The problem
Using the listing below, copy exactly the lines from the one containing "Convert this chart to Plotly code." to the one containing "import plotly.graph_objects as go", both lines included, and no others.

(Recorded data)

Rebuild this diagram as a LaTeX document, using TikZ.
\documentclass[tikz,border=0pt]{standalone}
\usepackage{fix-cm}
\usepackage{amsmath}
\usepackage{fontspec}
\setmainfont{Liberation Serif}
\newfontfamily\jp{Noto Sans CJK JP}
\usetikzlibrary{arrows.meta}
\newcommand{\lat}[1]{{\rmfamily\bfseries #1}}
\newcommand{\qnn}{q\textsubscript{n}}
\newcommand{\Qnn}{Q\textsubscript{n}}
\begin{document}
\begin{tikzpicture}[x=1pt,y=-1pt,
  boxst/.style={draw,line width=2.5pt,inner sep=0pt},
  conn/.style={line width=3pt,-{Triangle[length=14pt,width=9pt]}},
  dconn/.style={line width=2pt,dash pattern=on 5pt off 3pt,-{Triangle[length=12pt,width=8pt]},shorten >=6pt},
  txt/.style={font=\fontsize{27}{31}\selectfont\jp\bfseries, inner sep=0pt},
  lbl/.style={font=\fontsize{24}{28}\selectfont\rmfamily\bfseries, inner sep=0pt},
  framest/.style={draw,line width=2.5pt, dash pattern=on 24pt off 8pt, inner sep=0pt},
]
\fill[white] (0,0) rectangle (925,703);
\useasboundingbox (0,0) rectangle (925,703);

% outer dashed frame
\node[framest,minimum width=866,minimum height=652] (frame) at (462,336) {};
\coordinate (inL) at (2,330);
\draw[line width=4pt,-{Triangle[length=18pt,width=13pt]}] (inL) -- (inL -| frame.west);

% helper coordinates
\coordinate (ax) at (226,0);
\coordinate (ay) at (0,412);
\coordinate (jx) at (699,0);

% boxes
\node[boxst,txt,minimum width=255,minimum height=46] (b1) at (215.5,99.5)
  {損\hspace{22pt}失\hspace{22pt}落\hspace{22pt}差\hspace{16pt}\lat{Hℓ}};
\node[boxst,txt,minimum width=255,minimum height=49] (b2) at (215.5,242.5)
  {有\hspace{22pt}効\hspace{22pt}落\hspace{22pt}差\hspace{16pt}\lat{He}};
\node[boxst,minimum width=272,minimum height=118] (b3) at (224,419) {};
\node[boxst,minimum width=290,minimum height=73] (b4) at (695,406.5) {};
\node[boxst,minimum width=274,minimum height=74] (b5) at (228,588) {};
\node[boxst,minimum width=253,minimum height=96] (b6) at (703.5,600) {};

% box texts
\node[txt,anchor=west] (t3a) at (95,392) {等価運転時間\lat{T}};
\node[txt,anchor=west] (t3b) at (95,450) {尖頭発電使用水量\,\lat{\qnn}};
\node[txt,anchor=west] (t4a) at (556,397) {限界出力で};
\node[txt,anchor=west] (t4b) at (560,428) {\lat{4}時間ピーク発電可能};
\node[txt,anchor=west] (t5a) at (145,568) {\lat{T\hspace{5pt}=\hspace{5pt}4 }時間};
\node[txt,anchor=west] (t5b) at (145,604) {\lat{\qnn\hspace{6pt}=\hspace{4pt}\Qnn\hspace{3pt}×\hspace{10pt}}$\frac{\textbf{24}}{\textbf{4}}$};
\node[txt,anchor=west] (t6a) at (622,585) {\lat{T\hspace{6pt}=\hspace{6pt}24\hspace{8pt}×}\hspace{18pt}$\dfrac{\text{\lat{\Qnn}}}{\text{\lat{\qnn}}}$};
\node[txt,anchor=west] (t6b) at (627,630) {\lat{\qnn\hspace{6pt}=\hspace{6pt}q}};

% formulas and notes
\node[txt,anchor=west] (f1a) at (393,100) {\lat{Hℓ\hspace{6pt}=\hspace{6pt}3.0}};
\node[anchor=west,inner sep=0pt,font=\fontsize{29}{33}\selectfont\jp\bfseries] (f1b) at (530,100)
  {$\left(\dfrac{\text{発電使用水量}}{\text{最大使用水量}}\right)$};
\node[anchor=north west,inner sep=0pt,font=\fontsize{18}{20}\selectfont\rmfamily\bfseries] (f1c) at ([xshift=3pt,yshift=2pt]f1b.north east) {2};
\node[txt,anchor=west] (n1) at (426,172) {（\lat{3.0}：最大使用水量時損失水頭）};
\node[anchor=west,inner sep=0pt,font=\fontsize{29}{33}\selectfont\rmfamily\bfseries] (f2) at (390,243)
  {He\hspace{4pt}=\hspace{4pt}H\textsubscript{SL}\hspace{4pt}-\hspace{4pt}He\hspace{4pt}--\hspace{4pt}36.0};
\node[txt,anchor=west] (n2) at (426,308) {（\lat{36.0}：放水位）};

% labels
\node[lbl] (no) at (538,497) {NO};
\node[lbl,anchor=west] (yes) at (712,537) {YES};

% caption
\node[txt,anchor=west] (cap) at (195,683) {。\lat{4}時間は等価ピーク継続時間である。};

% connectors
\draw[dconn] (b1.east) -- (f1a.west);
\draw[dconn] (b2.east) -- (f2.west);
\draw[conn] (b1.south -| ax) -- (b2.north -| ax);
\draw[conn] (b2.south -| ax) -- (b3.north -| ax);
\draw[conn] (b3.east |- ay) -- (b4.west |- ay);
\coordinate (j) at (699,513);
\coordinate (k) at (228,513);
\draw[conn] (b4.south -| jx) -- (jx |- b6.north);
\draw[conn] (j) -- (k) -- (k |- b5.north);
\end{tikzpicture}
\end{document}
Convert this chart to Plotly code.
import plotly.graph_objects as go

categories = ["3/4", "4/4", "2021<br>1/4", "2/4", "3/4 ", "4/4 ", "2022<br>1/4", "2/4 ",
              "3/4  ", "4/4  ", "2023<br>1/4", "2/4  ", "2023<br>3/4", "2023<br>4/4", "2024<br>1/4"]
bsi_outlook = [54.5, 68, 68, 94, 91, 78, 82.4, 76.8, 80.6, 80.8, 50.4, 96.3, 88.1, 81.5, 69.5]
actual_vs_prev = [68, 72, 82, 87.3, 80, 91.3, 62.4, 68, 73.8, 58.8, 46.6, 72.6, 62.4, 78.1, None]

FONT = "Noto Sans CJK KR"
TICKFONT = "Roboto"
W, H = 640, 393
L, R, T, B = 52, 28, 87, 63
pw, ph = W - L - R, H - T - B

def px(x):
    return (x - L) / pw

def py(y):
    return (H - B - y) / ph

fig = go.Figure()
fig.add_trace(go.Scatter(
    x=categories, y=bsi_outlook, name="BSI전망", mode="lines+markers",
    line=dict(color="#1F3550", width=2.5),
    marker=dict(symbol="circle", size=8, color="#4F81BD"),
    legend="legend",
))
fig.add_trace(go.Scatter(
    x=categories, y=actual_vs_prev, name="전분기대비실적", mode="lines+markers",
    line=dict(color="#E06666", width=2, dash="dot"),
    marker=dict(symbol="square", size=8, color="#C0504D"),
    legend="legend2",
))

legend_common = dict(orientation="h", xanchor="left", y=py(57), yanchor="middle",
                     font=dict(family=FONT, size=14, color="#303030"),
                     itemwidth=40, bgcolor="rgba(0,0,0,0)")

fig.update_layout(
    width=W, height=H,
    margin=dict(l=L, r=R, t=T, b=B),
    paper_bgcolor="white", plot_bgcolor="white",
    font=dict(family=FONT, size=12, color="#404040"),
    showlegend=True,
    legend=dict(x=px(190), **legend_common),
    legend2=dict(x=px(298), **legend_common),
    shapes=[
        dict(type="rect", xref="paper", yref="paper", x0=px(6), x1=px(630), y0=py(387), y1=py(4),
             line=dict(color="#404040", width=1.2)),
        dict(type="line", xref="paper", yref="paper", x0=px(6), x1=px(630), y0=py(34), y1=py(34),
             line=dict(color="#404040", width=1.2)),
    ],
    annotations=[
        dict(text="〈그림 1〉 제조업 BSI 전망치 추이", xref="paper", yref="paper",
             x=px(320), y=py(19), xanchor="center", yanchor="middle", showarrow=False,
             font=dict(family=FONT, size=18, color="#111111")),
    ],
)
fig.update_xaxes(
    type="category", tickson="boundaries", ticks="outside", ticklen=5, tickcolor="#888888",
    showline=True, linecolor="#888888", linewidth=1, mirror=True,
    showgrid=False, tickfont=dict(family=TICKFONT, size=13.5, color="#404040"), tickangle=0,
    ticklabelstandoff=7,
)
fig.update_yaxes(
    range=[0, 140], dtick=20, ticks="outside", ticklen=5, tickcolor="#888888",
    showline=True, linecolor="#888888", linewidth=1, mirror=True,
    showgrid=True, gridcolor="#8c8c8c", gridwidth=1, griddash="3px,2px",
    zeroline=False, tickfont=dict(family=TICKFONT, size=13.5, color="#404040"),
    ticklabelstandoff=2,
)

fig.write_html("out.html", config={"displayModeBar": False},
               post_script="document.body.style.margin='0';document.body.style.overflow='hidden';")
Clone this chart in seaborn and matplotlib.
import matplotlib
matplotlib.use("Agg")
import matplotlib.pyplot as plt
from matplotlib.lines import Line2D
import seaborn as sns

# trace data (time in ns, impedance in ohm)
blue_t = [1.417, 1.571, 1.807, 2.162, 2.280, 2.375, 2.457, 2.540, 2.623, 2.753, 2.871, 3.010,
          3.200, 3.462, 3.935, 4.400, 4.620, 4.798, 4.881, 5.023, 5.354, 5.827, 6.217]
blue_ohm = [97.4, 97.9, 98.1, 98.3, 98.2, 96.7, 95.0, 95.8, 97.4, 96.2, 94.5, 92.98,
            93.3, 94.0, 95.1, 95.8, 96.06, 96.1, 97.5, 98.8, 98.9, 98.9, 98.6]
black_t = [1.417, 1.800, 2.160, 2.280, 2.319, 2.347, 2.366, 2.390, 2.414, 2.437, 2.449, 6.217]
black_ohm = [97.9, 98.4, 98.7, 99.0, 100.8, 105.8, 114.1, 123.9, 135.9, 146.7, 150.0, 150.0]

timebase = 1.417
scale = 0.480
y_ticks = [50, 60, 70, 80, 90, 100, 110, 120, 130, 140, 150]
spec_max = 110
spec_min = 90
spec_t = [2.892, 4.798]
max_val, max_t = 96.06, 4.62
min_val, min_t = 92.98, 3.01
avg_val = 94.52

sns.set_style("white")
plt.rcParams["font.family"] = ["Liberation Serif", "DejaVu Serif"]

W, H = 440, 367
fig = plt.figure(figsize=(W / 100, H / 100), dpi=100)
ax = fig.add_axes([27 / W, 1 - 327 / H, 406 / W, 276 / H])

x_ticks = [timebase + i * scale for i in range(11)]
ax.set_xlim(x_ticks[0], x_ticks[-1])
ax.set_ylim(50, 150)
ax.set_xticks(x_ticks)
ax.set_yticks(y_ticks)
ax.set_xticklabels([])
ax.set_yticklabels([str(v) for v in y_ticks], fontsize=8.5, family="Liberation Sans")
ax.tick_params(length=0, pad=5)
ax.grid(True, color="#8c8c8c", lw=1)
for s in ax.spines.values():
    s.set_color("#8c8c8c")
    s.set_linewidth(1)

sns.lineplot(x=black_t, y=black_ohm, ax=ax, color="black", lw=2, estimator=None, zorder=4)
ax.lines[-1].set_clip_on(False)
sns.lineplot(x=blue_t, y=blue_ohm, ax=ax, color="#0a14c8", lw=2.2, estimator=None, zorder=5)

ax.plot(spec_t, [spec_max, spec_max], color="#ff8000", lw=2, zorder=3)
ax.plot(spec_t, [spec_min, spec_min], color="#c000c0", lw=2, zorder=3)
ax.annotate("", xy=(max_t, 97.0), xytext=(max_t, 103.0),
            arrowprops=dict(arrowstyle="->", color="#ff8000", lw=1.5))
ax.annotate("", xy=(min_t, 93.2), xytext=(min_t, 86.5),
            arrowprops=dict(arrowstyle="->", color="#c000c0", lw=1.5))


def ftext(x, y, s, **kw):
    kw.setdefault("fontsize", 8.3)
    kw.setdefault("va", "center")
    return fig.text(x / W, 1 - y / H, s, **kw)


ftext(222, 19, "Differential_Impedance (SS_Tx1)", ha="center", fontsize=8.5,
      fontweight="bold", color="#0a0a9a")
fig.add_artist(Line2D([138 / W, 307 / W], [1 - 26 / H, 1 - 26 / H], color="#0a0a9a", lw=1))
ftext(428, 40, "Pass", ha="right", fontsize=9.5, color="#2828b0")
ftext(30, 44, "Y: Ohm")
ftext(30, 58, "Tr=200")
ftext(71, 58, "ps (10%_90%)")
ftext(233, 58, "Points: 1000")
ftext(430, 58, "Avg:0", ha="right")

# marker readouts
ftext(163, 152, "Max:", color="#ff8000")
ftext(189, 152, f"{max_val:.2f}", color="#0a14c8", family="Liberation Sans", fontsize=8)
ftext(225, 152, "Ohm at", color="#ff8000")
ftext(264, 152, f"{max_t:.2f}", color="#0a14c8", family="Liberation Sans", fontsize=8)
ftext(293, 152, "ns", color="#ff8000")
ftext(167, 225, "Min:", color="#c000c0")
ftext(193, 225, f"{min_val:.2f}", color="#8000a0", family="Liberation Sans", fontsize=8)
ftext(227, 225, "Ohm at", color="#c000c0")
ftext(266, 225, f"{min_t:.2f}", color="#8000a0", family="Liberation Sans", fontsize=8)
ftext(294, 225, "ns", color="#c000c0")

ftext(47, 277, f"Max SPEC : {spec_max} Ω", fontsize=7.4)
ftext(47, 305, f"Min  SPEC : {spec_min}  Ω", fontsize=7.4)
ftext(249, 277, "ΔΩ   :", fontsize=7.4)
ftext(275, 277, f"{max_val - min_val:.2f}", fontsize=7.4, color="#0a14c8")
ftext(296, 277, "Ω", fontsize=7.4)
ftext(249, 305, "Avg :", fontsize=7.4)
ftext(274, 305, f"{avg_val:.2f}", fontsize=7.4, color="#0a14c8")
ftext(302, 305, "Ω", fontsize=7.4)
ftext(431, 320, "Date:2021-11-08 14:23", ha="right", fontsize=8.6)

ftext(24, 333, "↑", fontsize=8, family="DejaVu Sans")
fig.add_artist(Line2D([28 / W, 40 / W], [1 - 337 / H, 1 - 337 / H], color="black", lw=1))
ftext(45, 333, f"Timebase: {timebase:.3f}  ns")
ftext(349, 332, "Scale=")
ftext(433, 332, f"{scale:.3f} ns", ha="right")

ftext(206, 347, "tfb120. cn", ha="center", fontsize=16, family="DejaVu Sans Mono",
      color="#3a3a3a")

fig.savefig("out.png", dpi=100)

Response below
Convert this chart to Plotly code.
import plotly.graph_objects as go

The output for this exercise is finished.